Without copying any pictures, restate exactly the lines from the start of the records through the line containing "p.outline_line_color = None".

**RECORDS SUPPLIED**.
= = =

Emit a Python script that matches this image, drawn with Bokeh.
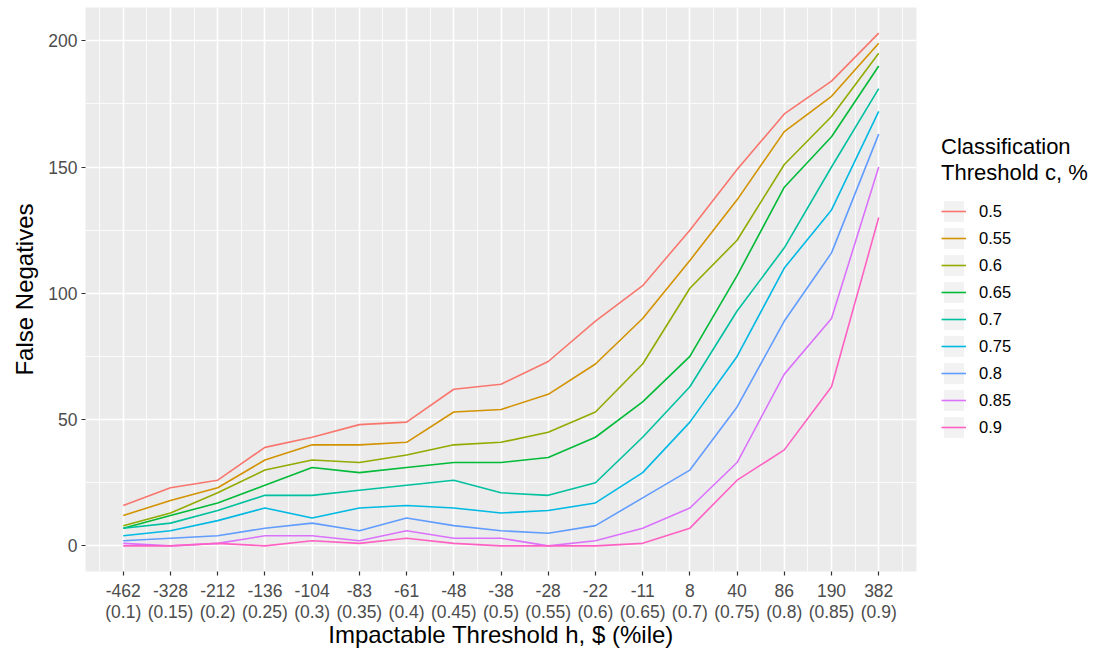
from bokeh.plotting import figure
from bokeh.models import Range1d, FixedTicker, Legend, LegendItem, ColumnDataSource
from bokeh.embed import file_html
from bokeh.resources import INLINE

# ---- data ----
h_labels = ["-462", "-328", "-212", "-136", "-104", "-83", "-61", "-48", "-38",
            "-28", "-22", "-11", "8", "40", "86", "190", "382"]
pct_labels = ["0.1", "0.15", "0.2", "0.25", "0.3", "0.35", "0.4", "0.45", "0.5",
              "0.55", "0.6", "0.65", "0.7", "0.75", "0.8", "0.85", "0.9"]
c_levels = ["0.5", "0.55", "0.6", "0.65", "0.7", "0.75", "0.8", "0.85", "0.9"]

fn_050 = [16, 23, 26, 39, 43, 48, 49, 62, 64, 73, 89, 103, 125, 149, 171, 184, 203]
fn_055 = [12, 18, 23, 34, 40, 40, 41, 53, 54, 60, 72, 90, 113, 137, 164, 178, 199]
fn_060 = [8, 13, 21, 30, 34, 33, 36, 40, 41, 45, 53, 72, 102, 121, 151, 170, 195]
fn_065 = [7, 12, 17, 24, 31, 29, 31, 33, 33, 35, 43, 57, 75, 107, 142, 162, 190]
fn_070 = [7, 9, 14, 20, 20, 22, 24, 26, 21, 20, 25, 43, 63, 93, 118, 150, 181]
fn_075 = [4, 6, 10, 15, 11, 15, 16, 15, 13, 14, 17, 29, 49, 75, 110, 133, 172]
fn_080 = [2, 3, 4, 7, 9, 6, 11, 8, 6, 5, 8, 19, 30, 55, 89, 116, 163]
fn_085 = [1, 0, 1, 4, 4, 2, 6, 3, 3, 0, 2, 7, 15, 33, 68, 90, 150]
fn_090 = [0, 0, 1, 0, 2, 1, 3, 1, 0, 0, 0, 1, 7, 26, 38, 63, 130]
series = [fn_050, fn_055, fn_060, fn_065, fn_070, fn_075, fn_080, fn_085, fn_090]

colors = ["#F8766D", "#D39200", "#93AA00", "#00BA38", "#00C19F",
          "#00B9E3", "#619CFF", "#DB72FB", "#FF61C3"]

# ---- scales (ggplot-like 5% expansion) ----
xs = list(range(1, len(h_labels) + 1))
xpad = 0.05 * (xs[-1] - xs[0])
ymax = max(max(s) for s in series)
ymin = min(min(s) for s in series)
ypad = 0.05 * (ymax - ymin)

FONT = "Liberation Sans"

p = figure(frame_width=831, frame_height=564, output_backend="svg", toolbar_location=None,
           x_range=Range1d(xs[0] - xpad, xs[-1] + xpad),
           y_range=Range1d(ymin - ypad, ymax + ypad),
           min_border_left=85, min_border_right=192, min_border_top=7,
           min_border_bottom=84)

p.background_fill_color = "#EBEBEB"
p.border_fill_color = "white"
p.outline_line_color = None

# ticks & grid
p.xaxis.ticker = FixedTicker(ticks=xs, minor_ticks=[x - 0.5 for x in xs] + [xs[-1] + 0.5])
p.yaxis.ticker = FixedTicker(ticks=[0, 50, 100, 150, 200], minor_ticks=[25, 75, 125, 175])
p.xaxis.major_label_overrides = {x: f"{h}\n({c})" for x, h, c in zip(xs, h_labels, pct_labels)}

for g in (p.xgrid, p.ygrid):
    g.grid_line_color = "white"
    g.grid_line_width = 1.6
    g.minor_grid_line_color = "white"
    g.minor_grid_line_width = 0.8

for ax in (p.xaxis, p.yaxis):
    ax.axis_line_color = None
    ax.major_tick_line_color = "#333333"
    ax.major_tick_line_width = 1.2
    ax.major_tick_in = 0
    ax.major_tick_out = 4
    ax.minor_tick_line_color = None
    ax.major_label_text_font = FONT
    ax.major_label_text_font_size = "17.5px"
    ax.major_label_text_color = "#4D4D4D"
    ax.axis_label_text_font = FONT
    ax.axis_label_text_font_size = "24px"
    ax.axis_label_text_font_style = "normal"
    ax.axis_label_text_color = "black"

p.xaxis.major_label_text_line_height = 1.05
p.xaxis.axis_label = "Impactable Threshold h, $ (%ile)"
p.yaxis.axis_label = "False Negatives"
p.xaxis.major_label_standoff = 5
p.yaxis.major_label_standoff = 4
p.xaxis.axis_label_standoff = -4
p.yaxis.axis_label_standoff = 7

# lines + legend
nan = float("nan")
items = []
for lvl, vals, col in zip(c_levels, series, colors):
    key = p.rect(x=[nan], y=[nan], width=1, height=1, fill_color="#F2F2F2", line_color=None)
    src = ColumnDataSource(dict(x=xs, y=vals))
    r = p.line("x", "y", source=src, line_color=col, line_width=1.6)
    items.append(LegendItem(label=lvl, renderers=[key, r]))

legend = Legend(items=items, location=(25, 131))
legend.title = "Classification\nThreshold c, %"
legend.title_text_font = FONT
legend.title_text_font_size = "22px"
legend.title_text_font_style = "normal"
legend.title_text_color = "black"
legend.title_standoff = 12
legend.label_text_font = FONT
legend.label_text_font_size = "16.5px"
legend.label_text_color = "black"
legend.glyph_width = 25
legend.glyph_height = 26
legend.label_height = 26
legend.spacing = 1
legend.label_standoff = 13
legend.padding = 4
legend.margin = 0
legend.background_fill_color = "white"
legend.border_line_color = None
p.add_layout(legend, "right")

open("out.html", "w").write(file_html(p, INLINE))
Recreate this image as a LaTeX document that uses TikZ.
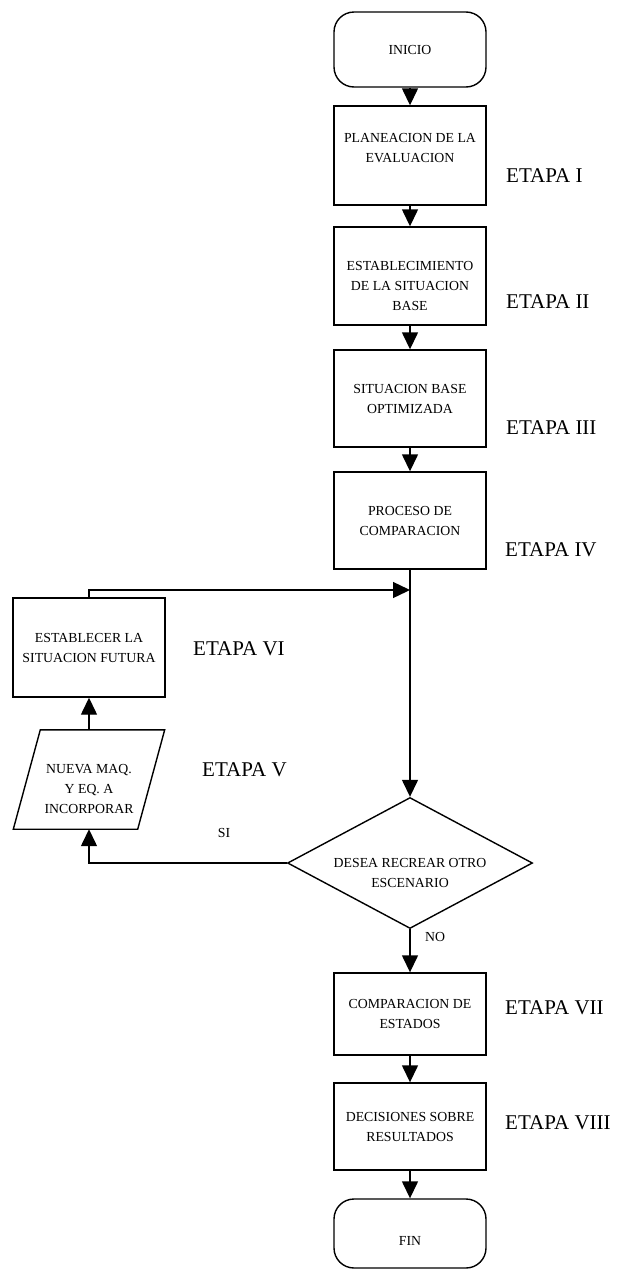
\documentclass[tikz,border=0pt]{standalone}
\usepackage{fontspec}
\setmainfont{Liberation Serif}
\usetikzlibrary{arrows.meta,shapes.geometric}
\newcommand\bxfont{\fontsize{13.8}{20}\selectfont}
\newcommand\etfont{\fontsize{21}{24}\selectfont}
\begin{document}
\begin{tikzpicture}[x=1pt,y=-1pt,
  every node/.style={inner sep=0pt},
  stepbox/.style={draw, line width=1.4pt, minimum width=152pt, align=center, font=\bxfont},
  term/.style={stepbox, rounded corners=20pt},
  decision/.style={draw, line width=1.4pt, diamond, aspect=1.87, minimum width=245pt, minimum height=131pt},
  txt/.style={align=center, font=\bxfont},
  etapa/.style={anchor=west, font=\etfont},
  flow/.style={line width=1.4pt, -{Triangle[width=16pt,length=17pt]}}]
\useasboundingbox (0,0) rectangle (621,1272);

% main column
\node[term, minimum height=75pt] (ini) at (410,49.5) {INICIO};
\node[stepbox, minimum height=99pt] (b1) at (410,155.5) {};
\node[txt] (t1) at (410,148) {PLANEACION DE LA\\EVALUACION};
\node[stepbox, minimum height=98pt] (b2) at (410,276) {};
\node[txt] (t2) at (410,286) {ESTABLECIMIENTO\\DE LA SITUACION\\BASE};
\node[stepbox, minimum height=97pt] (b3) at (410,398.5) {SITUACION BASE\\OPTIMIZADA};
\node[stepbox, minimum height=97pt] (b4) at (410,520.5) {PROCESO DE\\COMPARACION};
\node[decision] (dia) at (410,863) {};
\node[txt] (td) at (410,873) {DESEA RECREAR OTRO\\ESCENARIO};
\node[stepbox, minimum height=82pt] (b7) at (410,1014) {COMPARACION DE\\ESTADOS};
\node[stepbox, minimum height=87pt] (b8) at (410,1126.5) {DECISIONES SOBRE\\RESULTADOS};
\node[term, minimum height=69pt] (fin) at (410,1233.5) {};
\node[txt] (tf) at (410,1241) {FIN};

% loop column
\node[stepbox, minimum height=99pt] (b6) at (89,647.5) {ESTABLECER LA\\SITUACION FUTURA};
\node[minimum width=124pt, minimum height=99pt] (b5) at (89,779.5) {};
\draw[line width=1.4pt] ([xshift=13.5pt]b5.north west) -- ([xshift=13.5pt]b5.north east)
  -- ([xshift=-13.5pt]b5.south east) -- ([xshift=-13.5pt]b5.south west) -- cycle;
\node[txt] (t5) at (89,789) {NUEVA MAQ.\\Y EQ. A\\INCORPORAR};

% stage labels
\node[etapa] (e1) at (506,175.5) {ETAPA I};
\node[etapa] (e2) at (506,302) {ETAPA II};
\node[etapa] (e3) at (506,428) {ETAPA III};
\node[etapa] (e4) at (505,550) {ETAPA IV};
\node[etapa] (e6) at (193,649) {ETAPA VI};
\node[etapa] (e5) at (202,770) {ETAPA V};
\node[etapa] (e7) at (505,1008) {ETAPA VII};
\node[etapa] (e8) at (505,1123) {ETAPA VIII};

% connectors
\coordinate (jn) at (410,590);
\draw[flow] (ini.south) -- (b1.north);
\draw[flow] (b1.south) -- (b2.north);
\draw[flow] (b2.south) -- (b3.north);
\draw[flow] (b3.south) -- (b4.north);
\draw[flow] (b4.south) -- (dia.north);
\draw[flow] (b6.north) |- (jn);
\draw[flow] (dia.west) -| (b5.south);
\draw[flow] (b5.north) -- (b6.south);
\draw[flow] (dia.south) -- (b7.north);
\draw[flow] (b7.south) -- (b8.north);
\draw[flow] (b8.south) -- (fin.north);

% branch labels
\node[txt] (si) at (224,833) {SI};
\node[txt] (no) at (435,937) {NO};
\end{tikzpicture}
\end{document}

= = =

**REPLY TO THE EXERCISE**.
Emit a Python script that matches this image, drawn with Bokeh.
from bokeh.plotting import figure
from bokeh.models import Range1d, FixedTicker, Legend, LegendItem, ColumnDataSource
from bokeh.embed import file_html
from bokeh.resources import INLINE

# ---- data ----
h_labels = ["-462", "-328", "-212", "-136", "-104", "-83", "-61", "-48", "-38",
            "-28", "-22", "-11", "8", "40", "86", "190", "382"]
pct_labels = ["0.1", "0.15", "0.2", "0.25", "0.3", "0.35", "0.4", "0.45", "0.5",
              "0.55", "0.6", "0.65", "0.7", "0.75", "0.8", "0.85", "0.9"]
c_levels = ["0.5", "0.55", "0.6", "0.65", "0.7", "0.75", "0.8", "0.85", "0.9"]

fn_050 = [16, 23, 26, 39, 43, 48, 49, 62, 64, 73, 89, 103, 125, 149, 171, 184, 203]
fn_055 = [12, 18, 23, 34, 40, 40, 41, 53, 54, 60, 72, 90, 113, 137, 164, 178, 199]
fn_060 = [8, 13, 21, 30, 34, 33, 36, 40, 41, 45, 53, 72, 102, 121, 151, 170, 195]
fn_065 = [7, 12, 17, 24, 31, 29, 31, 33, 33, 35, 43, 57, 75, 107, 142, 162, 190]
fn_070 = [7, 9, 14, 20, 20, 22, 24, 26, 21, 20, 25, 43, 63, 93, 118, 150, 181]
fn_075 = [4, 6, 10, 15, 11, 15, 16, 15, 13, 14, 17, 29, 49, 75, 110, 133, 172]
fn_080 = [2, 3, 4, 7, 9, 6, 11, 8, 6, 5, 8, 19, 30, 55, 89, 116, 163]
fn_085 = [1, 0, 1, 4, 4, 2, 6, 3, 3, 0, 2, 7, 15, 33, 68, 90, 150]
fn_090 = [0, 0, 1, 0, 2, 1, 3, 1, 0, 0, 0, 1, 7, 26, 38, 63, 130]
series = [fn_050, fn_055, fn_060, fn_065, fn_070, fn_075, fn_080, fn_085, fn_090]

colors = ["#F8766D", "#D39200", "#93AA00", "#00BA38", "#00C19F",
          "#00B9E3", "#619CFF", "#DB72FB", "#FF61C3"]

# ---- scales (ggplot-like 5% expansion) ----
xs = list(range(1, len(h_labels) + 1))
xpad = 0.05 * (xs[-1] - xs[0])
ymax = max(max(s) for s in series)
ymin = min(min(s) for s in series)
ypad = 0.05 * (ymax - ymin)

FONT = "Liberation Sans"

p = figure(frame_width=831, frame_height=564, output_backend="svg", toolbar_location=None,
           x_range=Range1d(xs[0] - xpad, xs[-1] + xpad),
           y_range=Range1d(ymin - ypad, ymax + ypad),
           min_border_left=85, min_border_right=192, min_border_top=7,
           min_border_bottom=84)

p.background_fill_color = "#EBEBEB"
p.border_fill_color = "white"
p.outline_line_color = None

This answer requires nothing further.